Request:
Keep every line where the word "matplotlib" appears; drop the rest.

— START Dataset extract —

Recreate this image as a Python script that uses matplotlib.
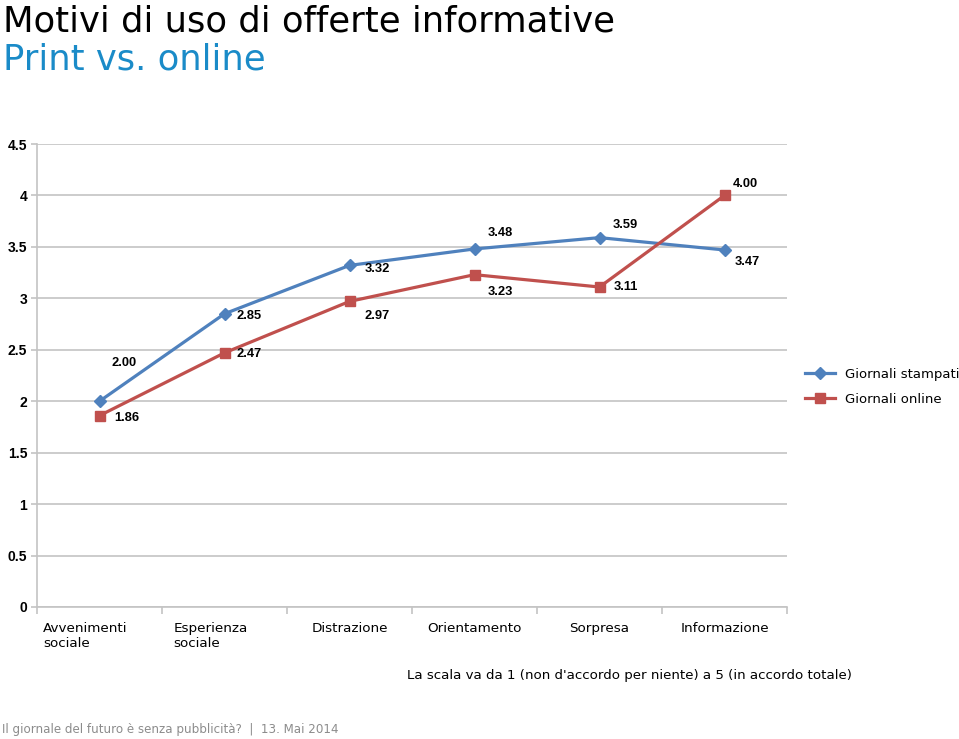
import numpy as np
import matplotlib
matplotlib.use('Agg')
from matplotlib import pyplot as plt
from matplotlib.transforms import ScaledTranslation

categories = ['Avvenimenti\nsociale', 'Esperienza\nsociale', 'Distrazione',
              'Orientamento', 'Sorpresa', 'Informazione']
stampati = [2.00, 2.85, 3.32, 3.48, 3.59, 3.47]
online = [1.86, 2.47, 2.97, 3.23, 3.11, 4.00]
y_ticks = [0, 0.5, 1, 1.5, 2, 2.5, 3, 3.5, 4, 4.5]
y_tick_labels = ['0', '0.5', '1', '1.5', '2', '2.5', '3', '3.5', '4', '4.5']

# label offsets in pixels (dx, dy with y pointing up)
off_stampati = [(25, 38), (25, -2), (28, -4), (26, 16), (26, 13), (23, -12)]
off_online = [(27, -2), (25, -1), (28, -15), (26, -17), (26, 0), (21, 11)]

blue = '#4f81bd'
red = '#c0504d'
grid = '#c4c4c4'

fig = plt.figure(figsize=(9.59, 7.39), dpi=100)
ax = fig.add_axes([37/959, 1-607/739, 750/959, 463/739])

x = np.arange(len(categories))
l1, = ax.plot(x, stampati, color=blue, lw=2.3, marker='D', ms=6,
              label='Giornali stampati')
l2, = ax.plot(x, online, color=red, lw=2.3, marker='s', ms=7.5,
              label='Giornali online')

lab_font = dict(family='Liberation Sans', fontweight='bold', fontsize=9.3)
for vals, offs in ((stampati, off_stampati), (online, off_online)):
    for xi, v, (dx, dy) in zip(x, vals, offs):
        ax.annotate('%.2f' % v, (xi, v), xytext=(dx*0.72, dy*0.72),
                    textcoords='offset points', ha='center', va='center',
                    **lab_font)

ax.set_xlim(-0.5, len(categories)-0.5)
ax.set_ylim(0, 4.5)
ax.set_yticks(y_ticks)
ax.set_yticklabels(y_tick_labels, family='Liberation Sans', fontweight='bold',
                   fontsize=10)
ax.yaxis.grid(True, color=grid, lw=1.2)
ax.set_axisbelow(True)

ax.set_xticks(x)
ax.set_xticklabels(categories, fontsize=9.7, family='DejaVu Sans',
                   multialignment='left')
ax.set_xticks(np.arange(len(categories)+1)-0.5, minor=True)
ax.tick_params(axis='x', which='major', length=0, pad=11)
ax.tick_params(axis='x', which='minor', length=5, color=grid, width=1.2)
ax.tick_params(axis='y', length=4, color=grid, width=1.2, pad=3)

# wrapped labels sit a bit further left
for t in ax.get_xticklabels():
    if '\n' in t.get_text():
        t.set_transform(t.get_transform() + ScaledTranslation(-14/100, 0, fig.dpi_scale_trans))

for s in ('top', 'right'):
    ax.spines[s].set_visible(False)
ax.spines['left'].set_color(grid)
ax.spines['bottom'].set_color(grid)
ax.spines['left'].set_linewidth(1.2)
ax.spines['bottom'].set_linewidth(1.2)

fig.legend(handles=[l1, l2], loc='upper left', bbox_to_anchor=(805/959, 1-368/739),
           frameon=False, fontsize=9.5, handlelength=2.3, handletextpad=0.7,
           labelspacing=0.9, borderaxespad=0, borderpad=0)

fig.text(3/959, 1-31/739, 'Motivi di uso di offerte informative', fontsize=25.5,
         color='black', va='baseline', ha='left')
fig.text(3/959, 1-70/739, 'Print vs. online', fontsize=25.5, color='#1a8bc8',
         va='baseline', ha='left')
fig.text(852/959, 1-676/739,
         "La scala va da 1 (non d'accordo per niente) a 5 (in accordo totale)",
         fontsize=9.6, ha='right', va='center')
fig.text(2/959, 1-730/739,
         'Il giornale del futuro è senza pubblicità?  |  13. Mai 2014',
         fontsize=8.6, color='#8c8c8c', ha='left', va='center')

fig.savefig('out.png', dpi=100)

— END Dataset extract —

Solution:
Recreate this image as a Python script that uses matplotlib.
import matplotlib
matplotlib.use('Agg')
from matplotlib import pyplot as plt
from matplotlib.transforms import ScaledTranslation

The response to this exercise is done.